FETÖ operasyonu... Tutuklanan gazeteciler falan da en çok iki günlük manşet... Anlayacağınız artık “ip üstündeki cambaza bakmak” pek işe yaramıyor. Cambazın iki perende bir takla atması, ağzıyla kuş tutması falan da lazım!!

Yani iktidara YENİ OYUNLAR / YENİ KURBANLAR gerekiyor... Ve şimdi sıra, işte sahici komplo teorilerine geliyor:

MANŞETLERE HAZIR OLUN

* Önce ufaklardan başlayalım: Eski Gülenci, bugünün en makbul yandaşı Hüseyin Gülerce, Fehmi Koru için “17-25 Aralık kumpasının parçasıydı” buyurmuş. Bugünlerde (asla dilemem ama) Koru’nun derdest edilmesi, hiç değilse iki günlük heyecan yaratmaz mı!
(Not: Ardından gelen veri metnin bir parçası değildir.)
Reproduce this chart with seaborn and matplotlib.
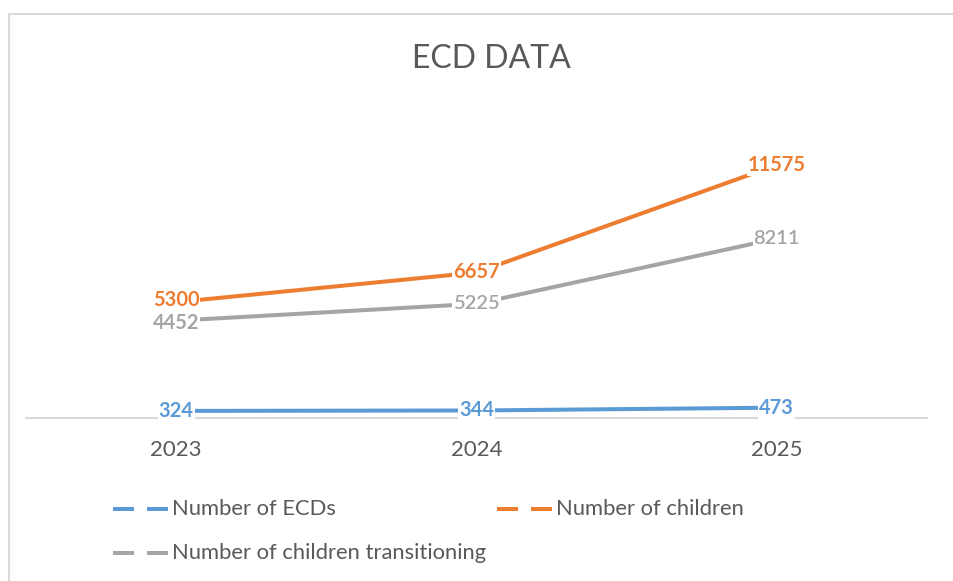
import matplotlib
matplotlib.use("Agg")
import matplotlib.pyplot as plt
from matplotlib.lines import Line2D
from matplotlib.transforms import offset_copy
import seaborn as sns
import pandas as pd

# Chart data
years = ["2023", "2024", "2025"]
ecds = [324, 344, 473]
children = [5300, 6657, 11575]
transitioning = [4452, 5225, 8211]

series_names = ["Number of ECDs", "Number of children", "Number of children transitioning"]
series_values = [ecds, children, transitioning]
colors = ["#5B9BD5", "#ED7D31", "#A5A5A5"]
label_weights = [
    ["bold", "bold", "bold"],
    ["bold", "bold", "bold"],
    ["bold", "semibold", "semibold"],
]

sns.set_theme(style="white")
plt.rcParams["font.family"] = ["Lato", "DejaVu Sans"]

rows = []
for name, vals in zip(series_names, series_values):
    for i, (yr, v) in enumerate(zip(years, vals)):
        rows.append({"pos": i, "year": yr, "series": name, "value": v})
df = pd.DataFrame(rows)

W, H = 954, 581
fig = plt.figure(figsize=(W / 100, H / 100), dpi=100)
fig.patch.set_facecolor("white")

ax = fig.add_axes([26 / W, 163 / H, 901 / W, 306 / H])
sns.lineplot(
    data=df, x="pos", y="value", hue="series", hue_order=series_names,
    palette=colors, linewidth=2.9, legend=False, ax=ax,
    solid_capstyle="butt",
)
ax.set_xlim(-0.5, 2.5)
ax.set_ylim(0, 14000)
ax.set_xticks(range(len(years)))
ax.set_xticklabels(years, fontsize=16, color="#595959")
ax.tick_params(axis="x", length=0, pad=16)
ax.set_yticks([])
ax.set_xlabel("")
ax.set_ylabel("")
for side in ["top", "left", "right"]:
    ax.spines[side].set_visible(False)
ax.spines["bottom"].set_color("#D9D9D9")
ax.spines["bottom"].set_linewidth(1.5)
ax.spines["bottom"].set_zorder(0)

# Value labels centred on the points, on a white background
for s, (vals, color, weights) in enumerate(zip(series_values, colors, label_weights)):
    for i, (v, w) in enumerate(zip(vals, weights)):
        # keep the two close 2023 labels from touching
        dy = 0
        if i == 0 and s == 1:
            dy = 1.5
        elif i == 0 and s == 2:
            dy = -1.5
        tr = offset_copy(ax.transData, fig=fig, x=0, y=dy, units="points")
        ax.text(i, v, f"{v}", ha="center", va="center", fontsize=14.5,
                fontweight=w, color=color, zorder=5, transform=tr,
                bbox=dict(boxstyle="square,pad=0.05", facecolor="white",
                          edgecolor="none"))

# Title
fig.text(491 / W, 1 - 59 / H, "ECD DATA", ha="center", va="center",
         fontsize=23, color="#595959")

# Chart-area border (top and left edges)
fig.add_artist(Line2D([9.5 / W, 9.5 / W], [0, 1 - 13.5 / H],
                      color="#D9D9D9", lw=1.5, transform=fig.transFigure))
fig.add_artist(Line2D([9.5 / W, 1], [1 - 13.5 / H, 1 - 13.5 / H],
                      color="#D9D9D9", lw=1.5, transform=fig.transFigure))

# Legend
legend_items = [
    (series_names[0], colors[0], 113, 509),
    (series_names[1], colors[1], 497, 509),
    (series_names[2], colors[2], 113, 553),
]
for name, color, x0, y0 in legend_items:
    yy = 1 - y0 / H
    for a, b in [(x0, x0 + 21), (x0 + 34, x0 + 55)]:
        fig.add_artist(Line2D([a / W, b / W], [yy, yy], color=color, lw=2.9,
                              solid_capstyle="butt", transform=fig.transFigure))
    fig.text((x0 + 59) / W, yy, name, ha="left", va="center",
             fontsize=15.8, color="#595959")

fig.savefig("out.png", dpi=100, facecolor="white")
* Hazretler birdenbire Necip Hablemitoğlu suikastının dosyasını açmaya karar verdi. Daha kapak açılmadan “arkasında FETÖ” vardı haberlerini görmeye başladık. Ancak, gazete / kitap / haber ile arası iyi olmayan ahaliye Necip Hablemitoğlu’nu nasıl anlatırlar, bilemem.

* Bunca yıllık haberci olarak, sonuçta şunu söyleyebilirim: Bu ülkede gündemi değiştirmek için daha büyük kumpaslar / senaryolar gerekiyor. Ya sahte ya da ciddi suikast girişimleri… Hatta suikastlar mesela...

* Bir başka ihtimal de, PKK’nin üst düzey isimlerinden birinin yakalanıp Türkiye’ye getirilmesi olabilir. Ankara’daki fısıltılara bakılırsa, Barzani’nin son ziyaretinde (malum önce MİT Müsteşarı Hakan Fidan ile görüşmüştü) iki başlık öne çıkmış: Kürt petrolü ve sevkiyatıyla PKK’nın kaynaklarını kesmek... Yanı sıra, önemli isimlerinden birinin ele geçirilmesi...

Anlayacağınız... Yakın tarihin en vahşi yıllarından biri olan 2015, yine çok sıcak gelişmelerle bitecek gibi.. Bakalım, önümüzdeki günler (ve iktidar) bize neler vadediyor!

NOT: Sevgili Can, sevgili Erdem... Her gün Medya Mahallesi programında sizlerle birlikteyim. Ama ne yazık ki izleyemiyormuşsunuz. Onun için bu köşeden sesleneyim istedim. Sımsıkı kucaklıyorum, yanaklarınızdan gözlerinizden öpüyorum.

***

BirGün’e de bekleriz
Damat / Enerji Bakanı Berat Albayrak, Yeni Akit Gazetesi’ne nezaket ziyaretinde bulunmuş. Objektife de böyle sıcak / sımsıcak bir görüntü yansımış. Aman da aman! Pek yakışmışlar!